Dataset section:

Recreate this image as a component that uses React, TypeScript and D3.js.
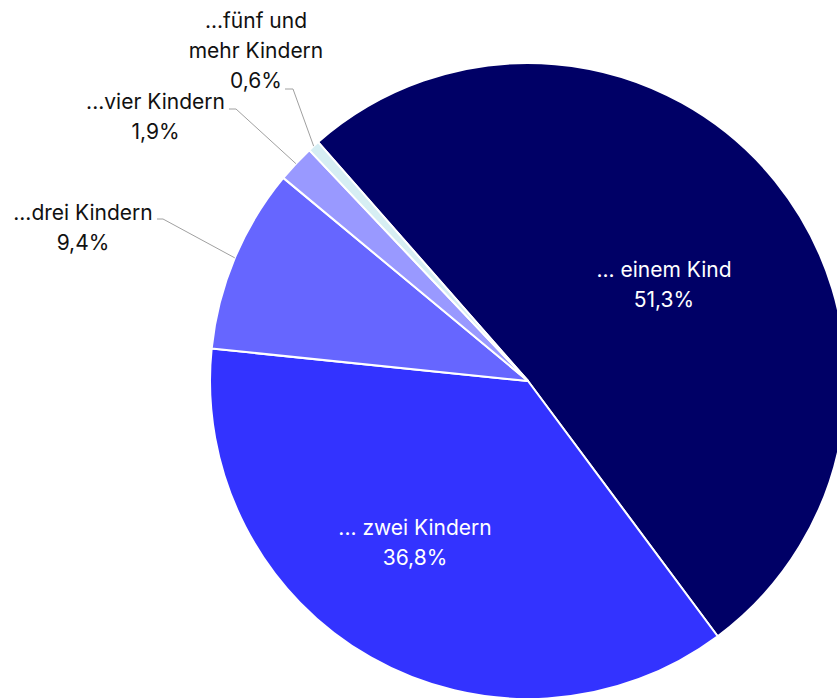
import React from "react";
import * as d3 from "d3";

const categories = ["... einem Kind", "... zwei Kindern", "...drei Kindern", "...vier Kindern", "...fünf und mehr Kindern"];
const values = [51.3, 36.8, 9.4, 1.9, 0.6];
const valueLabels = ["51,3%", "36,8%", "9,4%", "1,9%", "0,6%"];
const labelLines = [["... einem Kind"], ["... zwei Kindern"], ["...drei Kindern"], ["...vier Kindern"], ["...fünf und", "mehr Kindern"]];
const colors = ["#000066", "#3333ff", "#6666ff", "#9999ff", "#d6eef3"];

// layout (styling, not data)
const W = 837, H = 698;
const CX = 528, CY = 381, R = 318;
const START = (-41.3 * Math.PI) / 180;
const LINE_H = 30;
const FS = 21;
// inside label offsets from centroid at radius 180
const insideOffsets: Record<number, [number, number]> = { 0: [-4, 9], 1: [-24, -2] };
// outside labels: bend point and label center x / first baseline
const outside: Record<number, { bx: number; by: number; sx: number; lx: number; ly: number }> = {
  2: { bx: 163, by: 219, sx: 157, lx: 83, ly: 220 },
  3: { bx: 236, by: 109, sx: 229, lx: 155.5, ly: 109 },
  4: { bx: 293, by: 89, sx: 285, lx: 256, ly: 27.5 },
};

export default function App() {
  const pie = d3.pie<number>().sort(null).value((d) => d).startAngle(START).endAngle(START + 2 * Math.PI);
  const arcs = pie(values);
  const arc = d3.arc<d3.PieArcDatum<number>>().innerRadius(0).outerRadius(R);
  const labelArc = d3.arc<d3.PieArcDatum<number>>().innerRadius(180).outerRadius(180);
  const edgeArc = d3.arc<d3.PieArcDatum<number>>().innerRadius(R).outerRadius(R);
  const font = "Inter, 'Noto Sans', sans-serif";

  return (
    <svg width={W} height={H} style={{ position: "absolute", left: 0, top: 0 }} fontFamily={font}>
      <g transform={`translate(${CX},${CY})`}>
        {arcs.map((a, i) => (
          <path key={categories[i]} d={arc(a) || ""} fill={colors[i]} stroke="#ffffff" strokeWidth={2} strokeLinejoin="round" />
        ))}
      </g>
      {arcs.map((a, i) => {
        const off = insideOffsets[i];
        if (!off) return null;
        const [x, y] = labelArc.centroid(a);
        const tx = CX + x + off[0];
        const ty = CY + y + off[1];
        return (
          <text key={"in" + i} x={tx} y={ty} fill="#ffffff" fontSize={FS} textAnchor="middle">
            {labelLines[i].map((l, k) => (
              <tspan key={k} x={tx} y={ty + k * LINE_H}>{l}</tspan>
            ))}
            <tspan x={tx} y={ty + labelLines[i].length * LINE_H}>{valueLabels[i]}</tspan>
          </text>
        );
      })}
      {arcs.map((a, i) => {
        const o = outside[i];
        if (!o) return null;
        const [ex, ey] = edgeArc.centroid(a);
        const lines = [...labelLines[i], valueLabels[i]];
        return (
          <g key={"out" + i}>
            <polyline
              points={`${o.sx},${o.by} ${o.bx},${o.by} ${CX + ex},${CY + ey}`}
              fill="none"
              stroke="#a0a0a0"
              strokeWidth={1}
            />
            <text fill="#111111" fontSize={FS} textAnchor="middle">
              {lines.map((l, k) => (
                <tspan key={k} x={o.lx} y={o.ly + k * LINE_H}>{l}</tspan>
              ))}
            </text>
          </g>
        );
      })}
    </svg>
  );
}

Problem to solve: Transcribe the opening line of the listing above, please, and every line after it through the line with "import * as", word for word, without pictures.

Correct answer:
Recreate this image as a component that uses React, TypeScript and D3.js.
import React from "react";
import * as d3 from "d3";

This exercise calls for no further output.